Article Preview
Top1. Introduction
Anomaly detection is to detect the instances that deviate from most instances and do not obey the distribution of most instances (Liu, Chen, & Ni, 2014; Xie, Han, Tian, & Parvin, 2011; Yu, Tang, & Han, 2011). Anomaly detection has been widely used in several application domains. For example, health management can be achieved by detecting the status of health data. In cloud computing (Baucke et al., 2014), it is very important to detect abnormal traffic in the cloud with a timely manner. In cloud storage (Bellini et al., 2015; Ming-Jen Huang, 2016), timely detection of abnormal disk read and writes can greatly reduce the potential risk of cloud storage.
There are many anomaly detection algorithms, including distances-based algorithms (Knorr & Ng, 1998; Sugiyama & Borgwardt, 2013), classification-based algorithms (Abe, Zadrozny, & Langford, 2006; Shi & Horvath, 2006), clustering-based algorithms (He, Xu, & Deng, 2003; Niu, Huang, Zhang, & Chen, 2007), density-based algorithms (Breunig, Kriegel, Ng, & Sander, 2000; Salehi, Leckie, Bezdek, Vaithianathan, & Zhang, 2016; Tang & He, 2017; Yan, Cao, Kulhman, & Rundensteiner, 2017), angle-based algorithms (Kriegel, Hubert, & Zimek, 2008; Pham & Pagh, 2012), and subspace-based algorithms (Keller et al., 2012, Muller et al., 2011).
Distances-based algorithms determine abnormal instances by simply finding the instances that are distant with most of other instances.
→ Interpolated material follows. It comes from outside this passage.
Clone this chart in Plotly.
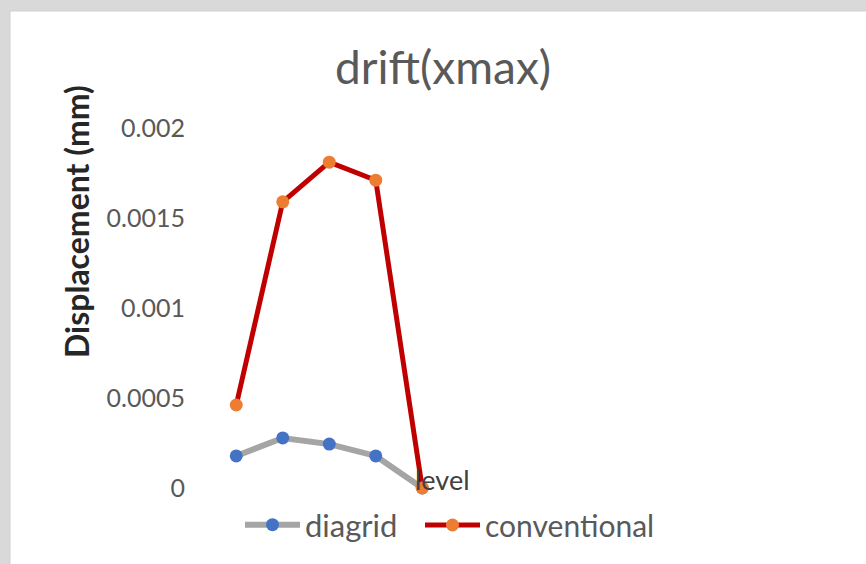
import plotly.graph_objects as go

# Storey levels and peak drift displacements (mm)
levels = [1, 2, 3, 4, 5]
diagrid = [0.000178, 0.000278, 0.000244, 0.000178, 0.0]
conventional = [0.000461, 0.00159, 0.00181, 0.00171, 0.0]
y_ticks = [0, 0.0005, 0.001, 0.0015, 0.002]
y_tick_text = ["0", "0.0005", "0.001", "0.0015", "0.002"]

W, H = 866, 564
L, R, T, B = 213, 188, 128, 76
pw, ph = W - L - R, H - T - B


def px_x(px):
    return (px - L) / pw


def px_y(py):
    return (H - B - py) / ph


FONT = "Lato"
GREY = "#595959"

fig = go.Figure()
fig.add_trace(go.Scatter(
    x=levels, y=diagrid, name="diagrid", mode="lines+markers",
    line=dict(color="#A5A5A5", width=6),
    marker=dict(color="#4472C4", size=13),
    cliponaxis=False, legend="legend",
))
fig.add_trace(go.Scatter(
    x=levels, y=conventional, name="conventional", mode="lines+markers",
    line=dict(color="#C00000", width=5),
    marker=dict(color="#ED7D31", size=13),
    cliponaxis=False, legend="legend2",
))


def legend_box(px_left, size):
    return dict(
        orientation="h", x=px_x(px_left), y=px_y(525),
        xanchor="left", yanchor="middle",
        font=dict(size=size, color=GREY, family=FONT),
        itemwidth=55, bgcolor="rgba(0,0,0,0)",
    )


fig.update_layout(
    width=W, height=H,
    margin=dict(l=L, r=R, t=T, b=B),
    paper_bgcolor="#d9d9d9",
    plot_bgcolor="rgba(0,0,0,0)",
    font=dict(family=FONT, color=GREY),
    showlegend=True,
    legend=legend_box(240, 31),
    legend2=legend_box(420, 30),
    xaxis=dict(
        range=[0.5, 10.5], showgrid=False, zeroline=False,
        showticklabels=False, showline=False, ticks="",
    ),
    yaxis=dict(
        range=[0, 0.002], tickvals=y_ticks, ticktext=y_tick_text,
        showgrid=False, zeroline=False, showline=False, ticks="",
        ticklabelstandoff=27,
        tickfont=dict(size=25, color=GREY, family=FONT),
    ),
    shapes=[
        dict(type="rect", xref="paper", yref="paper",
             x0=px_x(10), x1=px_x(870), y0=px_y(570), y1=px_y(11),
             fillcolor="white", line=dict(color="#cfcfcf", width=1),
             layer="below"),
    ],
    annotations=[
        dict(text="drift(xmax)", xref="paper", yref="paper",
             x=px_x(443), y=px_y(67), showarrow=False,
             xanchor="center", yanchor="middle",
             font=dict(size=46, color=GREY, family=FONT)),
        dict(text="<b>Displacement (mm)</b>", xref="paper", yref="paper",
             x=px_x(76), y=px_y(222), showarrow=False, textangle=-90,
             xanchor="center", yanchor="middle",
             font=dict(size=32, color="#262626", family=FONT)),
        dict(text="level", xref="paper", yref="paper",
             x=px_x(442), y=px_y(479), showarrow=False,
             xanchor="center", yanchor="middle",
             font=dict(size=27, color="#404040", family=FONT)),
    ],
)

fig.write_html("out.html")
Cluster-based algorithms firstly cluster instances into different cluster by calculating the pair-wise distances. Then, it can determine anomaly instances that are the instances that do not lie in any large clusters. Some density-based algorithms measure the abnormal degree of instances based on the density of instances, such as local density-based algorithm Local Outlier Factor (LOF) (Breunig et al., 2000). And there are some variants of basic LOF algorithms proposed, such as connectivity-based outlier factor (CLOF) (Tang, Chen, Fu, & Cheung, 2002) and a spatial local outlier measure (SLOM) (Sun & Chawla, 2004). There is also an anomaly detection algorithm based on the local kernel density estimation (Tang & He, 2017), which need calculate k nearest neighbors of any instances. Most of above algorithms need calculate the distance between instances to determine whether they are abnormal. There are many ways to calculate the distance, such as Euclidean Distance, Cosine Distance, Edit Distance and so on. Most of above algorithms use Euclidean Distance, so these algorithms can also be influenced by the disadvantage of Euclidean Distance. For example, Euclidean Distance cannot obtain measure precise similar result for high dimensional data, since instances in high dimensional are distributed sparsely (Kriegel et al., 2008; Pham & Pagh, 2012; Yu et al., 2011). What’s more, many of the above algorithms are constrained to low dimensional data and small data size due to the high computational complexity of its original algorithm.